On her gotcha day she woke to a balloon - her favorite Tinker bell and tulips - her favorite color pink of course. She was so excited and kept saying it's my gotcha day!
We had some leftover Chinese donuts so we had one for breakfast - why not its a special day!
And then we headed to Monkey Joes with her cousins for some fun!
When daddy got home she got a special gift, a new bead for her Pandora bracelet we are building for when she is a bit older. This time she got a crown since she adores princesses!
This one got out of order, but the girls were so excited when they saw Monkey Joe!

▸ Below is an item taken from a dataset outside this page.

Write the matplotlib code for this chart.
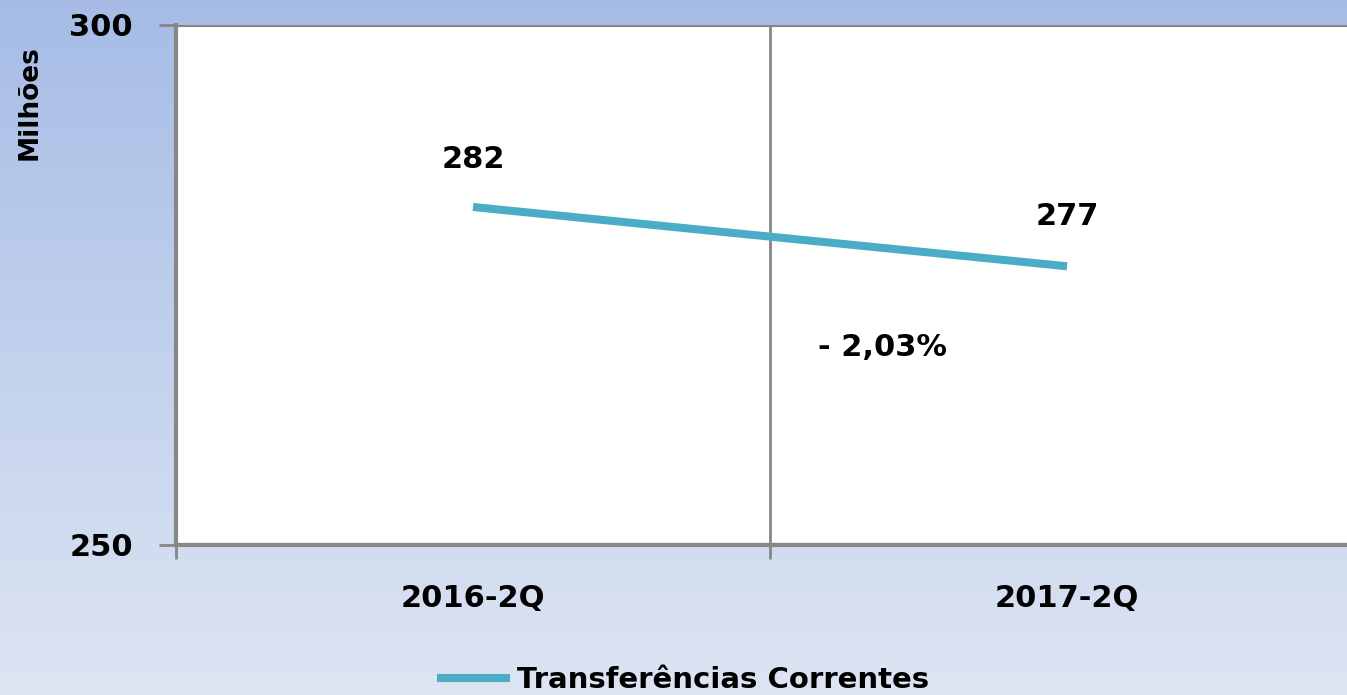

We closed our day out with take out Chinese for dinner, some books on adoption day and once again watching her video of the past year - a journey engraved in our hearts. Thank you God for Olivia and the joy you have brought us in her. Thank you for your heart for the orphan and for the honor to obey the call to touch and change a life. In return I am far more blessed than I ever dreamed! Happy Gotcha Day Olivia Hope-Gao Fisher. We love you!
Looks like she had a wonderful day! Congrats!